When a table has thousands or millions of rows, retrieving all of them is slow and often unnecessary. The SELECT TOP / LIMIT / FETCH FIRST / ROWNUM clause solves this by telling the database: "Return only the first N rows, then stop."
✅ Useful for: previewing data, getting top 10 results, building paginated reports, improving query performance on large tables.
✅ Always use with ORDER BY — without ORDER BY, the "first N rows" are unpredictable because rows have no guaranteed order in SQL unless you specify one.

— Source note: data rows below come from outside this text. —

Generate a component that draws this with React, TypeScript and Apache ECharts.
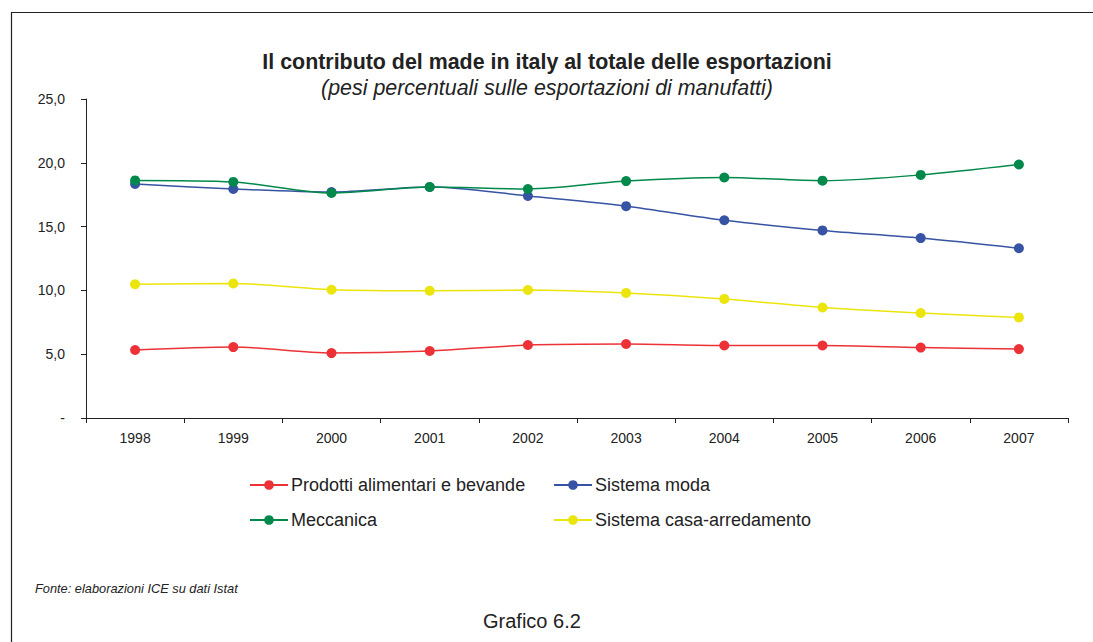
import React, { useEffect, useRef } from "react";
import * as echarts from "echarts";

const years = ["1998", "1999", "2000", "2001", "2002", "2003", "2004", "2005", "2006", "2007"];
const prodotti = [5.33, 5.56, 5.09, 5.25, 5.72, 5.8, 5.68, 5.68, 5.52, 5.4];
const moda = [18.34, 17.95, 17.71, 18.1, 17.4, 16.6, 15.5, 14.7, 14.1, 13.3];
const meccanica = [18.62, 18.5, 17.63, 18.1, 17.95, 18.57, 18.85, 18.6, 19.05, 19.87];
const casa = [10.48, 10.54, 10.05, 9.97, 10.03, 9.8, 9.33, 8.66, 8.23, 7.88];

const names = [
  "Prodotti alimentari e bevande",
  "Sistema moda",
  "Meccanica",
  "Sistema casa-arredamento",
];
const colors = ["#ec3237", "#3653a4", "#00894a", "#ebe50c"];
const seriesData = [prodotti, moda, meccanica, casa];

const FONT = "Arial, 'Liberation Sans', Helvetica, sans-serif";

export default function App() {
  const ref = useRef<HTMLDivElement>(null);
  useEffect(() => {
    document.body.style.margin = "0";
    const chart = echarts.init(ref.current!, null, { renderer: "svg" });
    const legendPos = [
      { left: 244, top: 471 },
      { left: 548, top: 471 },
      { left: 244, top: 506 },
      { left: 548, top: 506 },
    ];
    chart.setOption({
      animation: false,
      backgroundColor: "#fff",
      title: [
        {
          text: "Il contributo del made in italy al totale delle esportazioni",
          left: 542,
          textAlign: "center",
          top: 46,
          textStyle: { fontFamily: FONT, fontSize: 21.4, fontWeight: "bold", color: "#222" },
        },
        {
          text: "(pesi percentuali sulle esportazioni di manufatti)",
          left: 542,
          textAlign: "center",
          top: 72,
          textStyle: { fontFamily: FONT, fontSize: 21.4, fontStyle: "italic", fontWeight: "normal", color: "#222" },
        },
      ],
      legend: names.map((n, i) => ({
        data: [n],
        left: legendPos[i].left,
        top: legendPos[i].top,
        itemWidth: 38,
        itemHeight: 12,
        itemGap: 4,
        textStyle: { fontFamily: FONT, fontSize: 18, color: "#222", padding: [0, 0, 0, -2] },
        selectedMode: false,
      })),
      grid: { left: 86, right: 25, top: 99, bottom: 224, containLabel: false },
      xAxis: {
        type: "category",
        data: years,
        boundaryGap: true,
        axisLine: { lineStyle: { color: "#222", width: 1 } },
        axisTick: { show: true, alignWithLabel: false, length: 5, inside: false, lineStyle: { color: "#222" } },
        axisLabel: { fontFamily: FONT, fontSize: 14, color: "#222", margin: 13 },
        splitLine: { show: false },
      },
      yAxis: {
        type: "value",
        min: 0,
        max: 25,
        interval: 5,
        axisLine: { show: true, lineStyle: { color: "#222", width: 1 } },
        axisTick: { show: true, length: 5, lineStyle: { color: "#222" } },
        axisLabel: {
          fontFamily: FONT,
          fontSize: 14,
          color: "#222",
          margin: 21,
          formatter: (v: number) => (v === 0 ? "-" : v.toFixed(1).replace(".", ",")),
        },
        splitLine: { show: false },
      },
      series: names.map((n, i) => ({
        name: n,
        type: "line",
        data: seriesData[i],
        smooth: 0.3,
        symbol: "circle",
        symbolSize: 10,
        lineStyle: { color: colors[i], width: 1.5 },
        itemStyle: { color: colors[i] },
        z: i === 2 ? 3 : 2,
      })),
      graphic: [
        {
          type: "polyline",
          shape: { points: [[11.5, 700], [11.5, 12.5], [1100, 12.5]] },
          style: { stroke: "#222", lineWidth: 1.2, fill: "none" },
        },
        {
          type: "text",
          left: 35,
          top: 582,
          style: {
            text: "Fonte: elaborazioni ICE su dati Istat",
            font: "italic 12.8px 'Liberation Sans', Arial, sans-serif",
            fill: "#222",
          },
        },
        {
          type: "text",
          left: 483,
          top: 611,
          style: {
            text: "Grafico 6.2",
            font: "20px 'Liberation Sans', Arial, sans-serif",
            fill: "#222",
          },
        },
      ],
    });
    return () => chart.dispose();
  }, []);
  return <div ref={ref} style={{ width: 1093, height: 642 }} />;
}
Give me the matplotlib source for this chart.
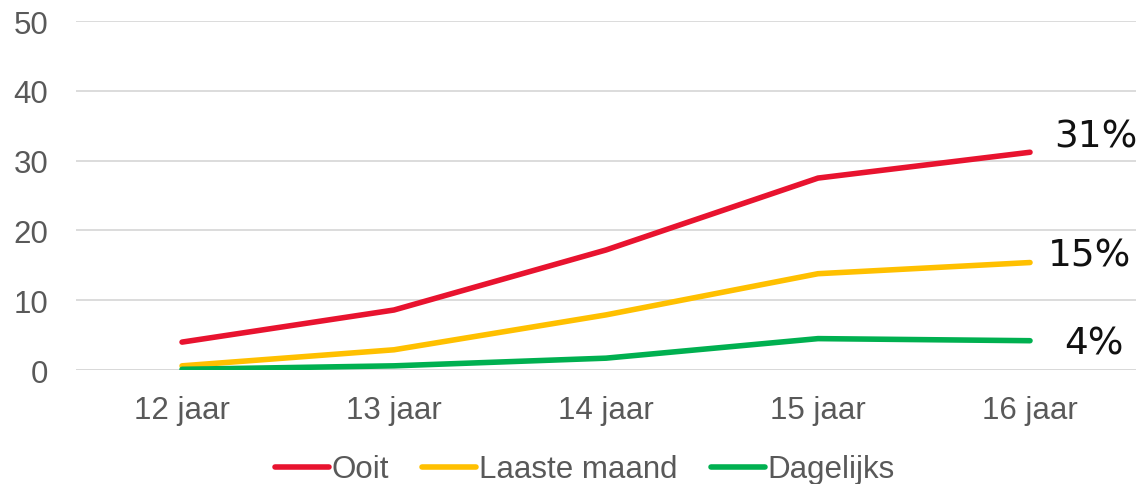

✅ Sample Employees Table (used in all examples):-
| ID | Name | Department | Salary | City |
|---|---|---|---|---|
| 1 | ANNI | IT | 10000 | Mumbai |
| 2 | POOJA | IT | 9000 | Pune |
| 3 | RAJ | SALES | 5000 | Delhi |
| 4 | SUJAN | HR | 8000 | Pune |
| 5 | MEENA | SALES | 12000 | Mumbai |
| 6 | PRAMOD | IT | 15000 | Bangalore |
| 7 | NILESH | HR | 7000 | Mumbai |
✅ SQL Syntax – All Databases
SQL Server SELECT TOP Syntax
SELECT TOP (number) column1, column2, ...
FROM table_name
WHERE condition
ORDER BY column_name;
MySQL PostgreSQL SELECT LIMIT Syntax
SELECT column1, column2, ...
FROM table_name
WHERE condition
ORDER BY column_name
LIMIT number;
Oracle 12c+ FETCH FIRST Syntax
SELECT column1, column2, ...
FROM table_name
ORDER BY column_name
FETCH FIRST number ROWS ONLY;
Oracle (older) ROWNUM Syntax
SELECT column1, column2, ...
FROM table_name
WHERE ROWNUM <= number;
✅ Database Comparison – Which Clause to Use
| Database | Clause to Use | Example |
|---|---|---|
| SQL Server / MS Access | SELECT TOP n | SELECT TOP 3 * FROM Employees; |
| MySQL / MariaDB | LIMIT n | SELECT * FROM Employees LIMIT 3; |
| PostgreSQL / SQLite | LIMIT n | SELECT * FROM Employees LIMIT 3; |
| Oracle 12c and later | FETCH FIRST n ROWS ONLY | SELECT * FROM Employees FETCH FIRST 3 ROWS ONLY; |
| Oracle (older versions) | WHERE ROWNUM <= n | SELECT * FROM Employees WHERE ROWNUM <= 3; |
| DB2 / Informix | FETCH FIRST n ROWS ONLY | SELECT * FROM Employees FETCH FIRST 3 ROWS ONLY; |
✅ Example 1 – SELECT TOP (SQL Server)
Return only the first 3 rows from the Employees table:
✅ SELECT Query (SQL Server):-
SELECT TOP (3) *
FROM Employees;
✅ Result Show:-
| ID | Name | Department | Salary | City |
|---|---|---|---|---|
| 1 | ANNI | IT | 10000 | Mumbai |
| 2 | POOJA | IT | 9000 | Pune |
| 3 | RAJ | SALES | 5000 | Delhi |
| 4 | SUJAN | HR | 8000 | Pune |
| 5 | MEENA | SALES | 12000 | Mumbai |
| 6 | PRAMOD | IT | 15000 | Bangalore |
| 7 | NILESH | HR | 7000 | Mumbai |
✅ Example 2 – SELECT LIMIT (MySQL / PostgreSQL)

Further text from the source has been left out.